Il termine sofista, almeno nella Atene del V secolo a.C., non era certo un complimento. A dispetto delle epoche passate, nel corso delle quali l’attributo sophistés (“sapiente”) veniva riservato a personaggi con esperienza ed un’ampia cultura come i Sette Savi o Pitagora.
I sofisti a cui faremo riferimento, invece, vennero accusati (in particolar modo da Platone ed Aristotele) di essere falsi sapienti dediti a ragionamenti capziosi ed al guadagno.
Senofonte, addirittura, vi fa riferimento come “prostituti della cultura”. Anche oggi, si tende ad utilizzare il termine sofistico per definire ragionamenti artificiosi e spesso non veritieri.
L’interesse maggiore, per i sofisti, fu indubbiamente quello in ambito politico, così come per tutto ciò che riguardasse leggi, educazione e religione; questo, di pari passo con la trasformazione della società ateniese, sotto Pericle, in un popolo dedito a scambi commerciali allargati e maggiormente potente nella borghesia cittadina.
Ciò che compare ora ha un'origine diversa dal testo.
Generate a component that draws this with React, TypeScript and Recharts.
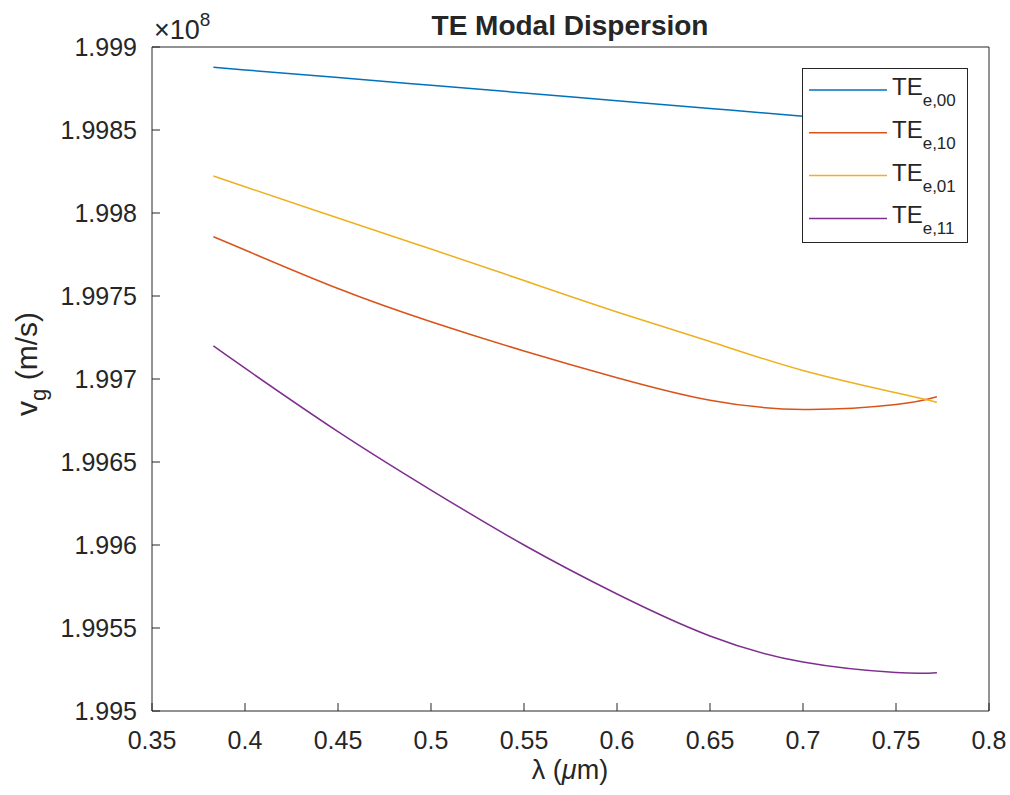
import { LineChart, Line, XAxis, YAxis, Legend } from 'recharts';

// wavelength in um, group velocity in 1e8 m/s
const lambda = [0.383, 0.4, 0.45, 0.5, 0.55, 0.6, 0.65, 0.7, 0.75, 0.772];
const te00 = [1.998878, 1.998862, 1.998816, 1.998769, 1.998723, 1.998676, 1.99863, 1.998583, 1.998537, 1.998516];
const te10 = [1.997857, 1.997777, 1.997545, 1.997345, 1.997169, 1.997008, 1.996872, 1.996817, 1.996846, 1.996893];
const te01 = [1.998223, 1.998158, 1.99797, 1.997783, 1.997593, 1.997404, 1.997226, 1.997051, 1.996917, 1.99686];
const te11 = [1.997199, 1.997065, 1.996683, 1.996331, 1.996, 1.995705, 1.995452, 1.995295, 1.995232, 1.995231];

const xTicks = [0.35, 0.4, 0.45, 0.5, 0.55, 0.6, 0.65, 0.7, 0.75, 0.8];
const yTicks = [1.995, 1.9955, 1.996, 1.9965, 1.997, 1.9975, 1.998, 1.9985, 1.999];

const series = [
  { key: 'te00', sub: 'e,00', color: '#0072BD' },
  { key: 'te10', sub: 'e,10', color: '#D95319' },
  { key: 'te01', sub: 'e,01', color: '#EDB120' },
  { key: 'te11', sub: 'e,11', color: '#7E2F8E' },
];

const data = lambda.map((l, i) => ({
  lambda: l,
  te00: te00[i],
  te10: te10[i],
  te01: te01[i],
  te11: te11[i],
}));

const FONT = '"Liberation Sans", Arial, Helvetica, sans-serif';
const INK = '#262626';
const tickStyle = { fontSize: 25, fill: INK, fontFamily: FONT };

function LegendBox() {
  return (
    <svg width={166} height={175} style={{ display: 'block' }}>
      <rect x={0.5} y={0.5} width={165} height={174} fill="#fff" stroke={INK} strokeWidth={1} />
      {series.map((s, i) => {
        const cy = 22 + i * 42.8;
        return (
          <g key={s.key}>
            <line x1={7} x2={85} y1={cy} y2={cy} stroke={s.color} strokeWidth={1.5} />
            <text x={90} y={cy + 5} fontSize={24} fill={INK} fontFamily={FONT}>
              TE
              <tspan dy={11} fontSize={17}>{s.sub}</tspan>
            </text>
          </g>
        );
      })}
    </svg>
  );
}

export default function App() {
  return (
    <div style={{ position: 'absolute', left: 0, top: 0, width: 1010, height: 795, background: '#fff' }}>
      <LineChart
        width={1010}
        height={795}
        data={data}
        margin={{ top: 0, right: 0, bottom: 0, left: 0 }}
      >
        <XAxis
          dataKey="lambda"
          type="number"
          domain={[0.35, 0.8]}
          ticks={xTicks}
          tickFormatter={(v: number) => String(v)}
          height={84}
          tickSize={-8}
          tickMargin={28}
          tick={tickStyle}
          stroke={INK}
          interval={0}
          label={{
            content: () => (
              <text x={570} y={779} textAnchor="middle" fontSize={27} fill={INK} fontFamily={FONT}>
                λ (<tspan fontStyle="italic">μ</tspan>m)
              </text>
            ),
          }}
        />
        <XAxis
          xAxisId="top"
          orientation="top"
          dataKey="lambda"
          type="number"
          domain={[0.35, 0.8]}
          ticks={xTicks}
          height={47}
          tickSize={-8}
          tick={false}
          stroke={INK}
          interval={0}
        />
        <YAxis
          type="number"
          domain={[1.995, 1.999]}
          ticks={yTicks}
          tickFormatter={(v: number) => String(v)}
          width={152}
          tickSize={-8}
          tickMargin={23}
          tick={tickStyle}
          stroke={INK}
          interval={0}
          label={{
            content: () => (
              <text
                transform="rotate(-90)"
                x={-364}
                y={37}
                textAnchor="middle"
                fontSize={30}
                fill={INK}
                fontFamily={FONT}
              >
                v<tspan dy={9} fontSize={22}>g</tspan>
                <tspan dy={-9}> (m/s)</tspan>
              </text>
            ),
          }}
        />
        <YAxis
          yAxisId="right"
          orientation="right"
          type="number"
          domain={[1.995, 1.999]}
          ticks={yTicks}
          width={21}
          tickSize={-8}
          tick={false}
          stroke={INK}
          interval={0}
        />
        {series.map((s) => (
          <Line
            key={s.key}
            type="natural"
            dataKey={s.key}
            stroke={s.color}
            strokeWidth={1.5}
            dot={false}
            activeDot={false}
            isAnimationActive={false}
          />
        ))}
        <Legend
          layout="vertical"
          align="center"
          verticalAlign="middle"
          content={() => <LegendBox />}
          wrapperStyle={{ position: 'absolute', left: 802, top: 68, width: 166, height: 175 }}
        />
      </LineChart>
      <svg
        width={1010}
        height={60}
        style={{ position: 'absolute', left: 0, top: 0, pointerEvents: 'none' }}
      >
        <text x={570} y={35} textAnchor="middle" fontSize={28} fontWeight="bold" fill={INK} fontFamily={FONT}>
          TE Modal Dispersion
        </text>
        <text x={154} y={39} fontSize={27} fill={INK} fontFamily={FONT}>
          ×10<tspan dy={-13} fontSize={19}>8</tspan>
        </text>
      </svg>
    </div>
  );
}
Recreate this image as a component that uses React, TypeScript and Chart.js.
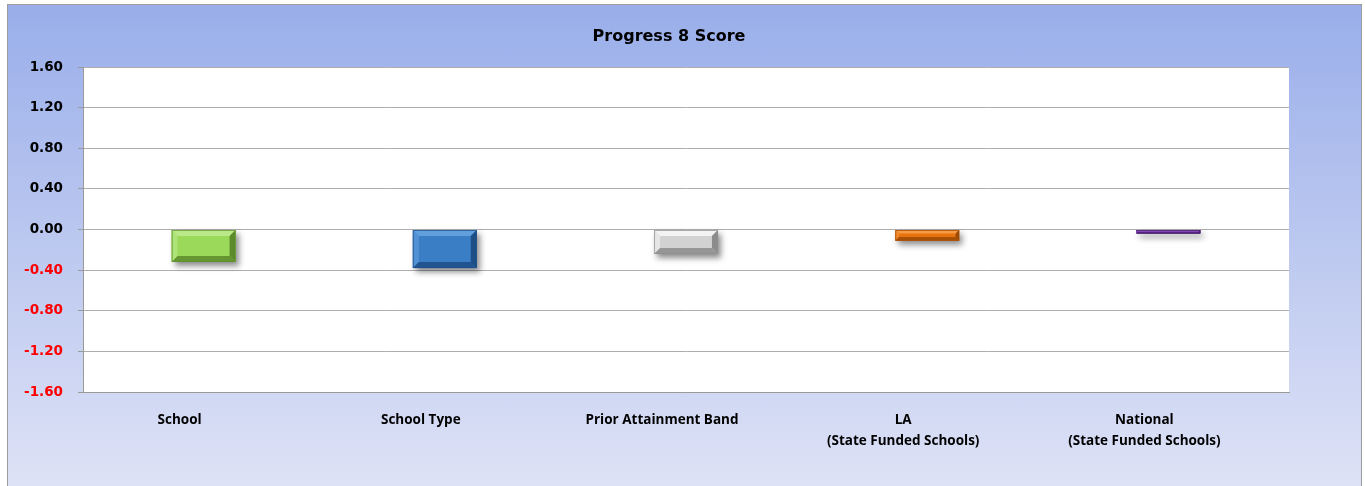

L’elogio della Atene democratica di Pericle
Da questo punto di vista, viene considerato emblematico l’elogio della democrazia contenuto in una orazione funebre pronunciata da Pericle alla fine del primo anno della guerra del Peloponneso, nel 430 a.C.:
“Noi abbiamo una forma di governo che non guarda con invidia le costituzioni dei vicini, e non solo non imitiamo altri, ma anzi siamo noi stessi di esempio a qualcuno. Quanto al nome, essa è chiamata democrazia, poiché è amministrata non già per il bene di poche persone, bensí di una cerchia più vasta: di fronte alle leggi, però, tutti, nelle private controversie, godono di uguale trattamento; e secondo la considerazione di cui uno gode, poiché in qualsiasi campo si distingua, non tanto per il suo partito, quanto per il suo merito, viene preferito nelle cariche pubbliche; né, d’altra parte, la povertà, se uno è in grado di fare qualche cosa di utile alla città, gli è di impedimento per la sua oscura posizione sociale.”
Il lavoro dei sofisti: dalla retorica alla divulgazione della cultura
Risulta evidente come, in un contesto animato da assemblee nelle quali l’orazione era tutto, il corretto uso delle sfumature del linguaggio e la capacità di portare acqua al proprio mulino potessero fare la differenza nel peso delle opinioni che si scontravano nell’ecclesia, dove di fatto venivano gestite le relazioni estere, il potere legislativo e quello giudiziario.
I sofisti, profondi conoscitori dell’eloquenza e veri e propri artisti nel suscitare consensi attraverso strutture sintattiche congegnate per catturare l’attenzione di chi ascolta, si offrivano di insegnare le loro stesse doti al ceto dirigente sotto lauto pagamento.
La retorica veniva impartita attraverso lezioni pregne di suggerimenti che andavano dalla grammatica e la semantica a trucchi per vincere un’argomentazione, ricordando in un certo senso il ruolo dei moderni spin doctor, ovvero i consulenti che gestiscono la comunicazione dei politici.
Il piglio razionale e la critica atta a liberare l’uomo dalle credenze dei miti e della religione hanno spesso permesso di definire la Sofistica come un “illumismo greco”.
Inoltre, il concetto stesso di cultura è stato rivoluzionato dai sofisti, secondo i quali l’educazione e la divulgazione necessitassero di essere coltivati costantemente, di pari passo con la vita nelle sue connotazioni più pratiche.